Unicode defines around 170 scripts, from widely used ones like Latin (used for English, French, German, and hundreds of other languages) and Han (Chinese, Japanese, Korean) to rarely used historic scripts like Cuneiform and Linear B. Browse them all in our scripts reference.

One Script, Many Languages

The Latin script is a good example of a script serving many languages. Arabic letters, Hebrew letters, Cyrillic letters, and Devanagari all have their own scripts even though they serve similar roles in their respective languages. By grouping characters into scripts, Unicode enables better font selection, spell-checking, and text rendering.

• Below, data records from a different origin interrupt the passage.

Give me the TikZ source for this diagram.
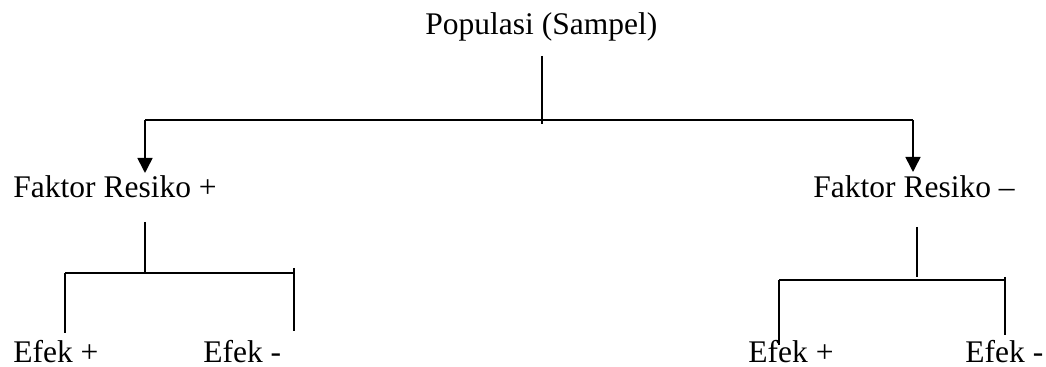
\documentclass[tikz,border=0pt]{standalone}
\usepackage{fontspec}
\setmainfont{Liberation Serif}
\usetikzlibrary{arrows.meta}
\begin{document}
\begin{tikzpicture}[x=0.5pt,y=-0.5pt,
  lbl/.style={inner sep=0pt,anchor=base west,font=\fontsize{15.75}{18}\selectfont},
  vline/.style={line width=0.8pt},
  hline/.style={line width=1.3pt},
  arr/.style={line width=0.8pt,-{Triangle[width=7.5pt,length=7.5pt]}}]
\useasboundingbox (0,0) rectangle (1046,367);
% texts
\node[lbl] (pop) at (425,35) {Populasi (Sampel)};
\node[lbl] (fp) at (13,198) {Faktor Resiko +};
\node[lbl] (fm) at (813,198) {Faktor Resiko –};
\node[lbl] (epp) at (13,363) {Efek +};
\node[lbl] (epm) at (203,363) {Efek -};
\node[lbl] (emp) at (748,363) {Efek +};
\node[lbl] (emm) at (965,363) {Efek -};
% junction coordinates
\coordinate (ta) at (542,56);
\coordinate (tb) at (542,124);
\coordinate (hl) at (145,120);
\coordinate (hr) at (913,120);
\coordinate (al) at (145,173);
\coordinate (ar) at (913,172);
% left subtree
\coordinate (la) at (145,222);
\coordinate (lb) at (145,272);
\coordinate (ll) at (65,273);
\coordinate (lr) at (294,273);
\coordinate (lrt) at (294,268);
\coordinate (lle) at (65,333);
\coordinate (lre) at (294,331);
% right subtree
\coordinate (ra) at (917,227);
\coordinate (rb) at (917,277);
\coordinate (rl) at (779,280);
\coordinate (rr) at (1005,280);
\coordinate (rrt) at (1005,277);
\coordinate (rle) at (779,345);
\coordinate (rre) at (1005,335);
% top
\draw[vline] (ta) -- (tb);
\draw[hline] (hl) -- (hr);
\draw[arr] (hl) -- (al);
\draw[arr] (hr) -- (ar);
% left
\draw[vline] (la) -- (lb);
\draw[hline] (ll) -- (lr);
\draw[vline] (ll) -- (lle);
\draw[vline] (lrt) -- (lre);
% right
\draw[vline] (ra) -- (rb);
\draw[hline] (rl) -- (rr);
\draw[vline] (rl) -- (rle);
\draw[vline] (rrt) -- (rre);
\end{tikzpicture}
\end{document}
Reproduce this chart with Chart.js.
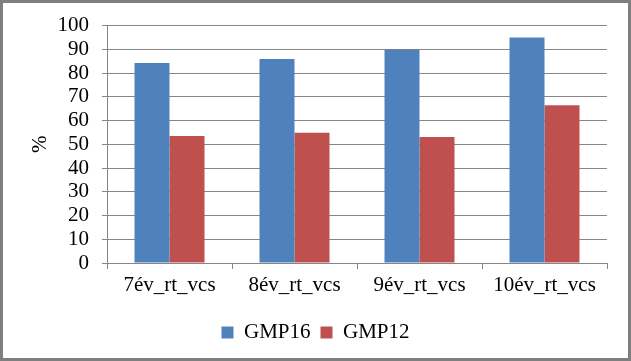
<!DOCTYPE html>
<html lang="hu">
  <head>
    <meta charset="utf-8" />
    <title>GMP16 / GMP12</title>
    <script src="https://cdn.jsdelivr.net/npm/chart.js"></script>
    <style>
      html, body { margin: 0; padding: 0; background: #fff; }
      .box { width: 631px; height: 361px; }
    </style>
  </head>
  <body>
    <div class="box"><canvas id="myChart" width="631" height="361"></canvas></div>
    <script>
      const categories = ["7év_rt_vcs", "8év_rt_vcs", "9év_rt_vcs", "10év_rt_vcs"];
      const gmp16 = [84.2, 85.9, 89.8, 95.0];
      const gmp12 = [53.5, 54.9, 53.1, 66.4];
      const yTicks = { min: 0, max: 100, step: 10 };

      // white background + grey frame round the whole picture
      const frame = {
        id: "frame",
        beforeDraw(chart) {
          const c = chart.ctx;
          c.save();
          c.fillStyle = "#fff";
          c.fillRect(0, 0, chart.width, chart.height);
          c.restore();
        },
        afterDraw(chart) {
          const c = chart.ctx;
          c.save();
          c.strokeStyle = "#7f7f7f";
          c.lineWidth = 3;
          c.strokeRect(1.5, 1.5, chart.width - 3, chart.height - 3);
          c.restore();
        }
      };

      const font = { family: "'Liberation Serif', 'Times New Roman', serif", size: 21 };
      const gridColor = "#868686";

      new Chart(document.getElementById("myChart"), {
        type: "bar",
        data: {
          labels: categories,
          datasets: [
            { label: "GMP16", data: gmp16, backgroundColor: "#4F81BD" },
            { label: "GMP12", data: gmp12, backgroundColor: "#C0504D" }
          ]
        },
        plugins: [frame],
        options: {
          responsive: false,
          animation: false,
          devicePixelRatio: 1,
          categoryPercentage: 0.56,
          barPercentage: 1,
          layout: { padding: { top: 23, right: 24, bottom: 8, left: 24 } },
          plugins: {
            tooltip: { enabled: false },
            legend: {
              position: "bottom",
              labels: {
                color: "#000",
                font: font,
                boxWidth: 12,
                boxHeight: 12,
                padding: 10
              }
            }
          },
          scales: {
            x: {
              grid: { offset: true, drawOnChartArea: false, tickLength: 6, color: gridColor },
              border: { color: gridColor },
              ticks: { color: "#000", font: font, padding: 4, maxRotation: 0 },
              afterFit(scale) { scale.height = 49; }
            },
            y: {
              min: yTicks.min,
              max: yTicks.max,
              ticks: { stepSize: yTicks.step, autoSkip: false, color: "#000", font: font, padding: 13 },
              grid: { color: gridColor, tickLength: 5 },
              border: { color: gridColor },
              title: { display: true, text: "%", color: "#000", font: font, padding: { top: 4, bottom: 0 } },
              afterFit(scale) { scale.width = 83; }
            }
          }
        }
      });
    </script>
  </body>
</html>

Script vs Block: A Practical Difference

Consider the Latin script: its characters are spread across many blocks including Basic Latin, Latin Extended-A, Latin Extended-B, Latin Extended Additional, and several Supplement blocks. Conversely, the Letterlike Symbols block (U+2100–U+214F) contains characters assigned to multiple scripts. When building a font or performing script detection, the Script property is more reliable than the Block.

Script Detection in Practice

Each character in Unicode has a Script property. You can look up any character's script in our character browser. Script information is used by internationalization libraries, browsers, and operating systems to apply appropriate shaping engines and fonts. For bidirectional text (Arabic, Hebrew), the script helps determine text direction.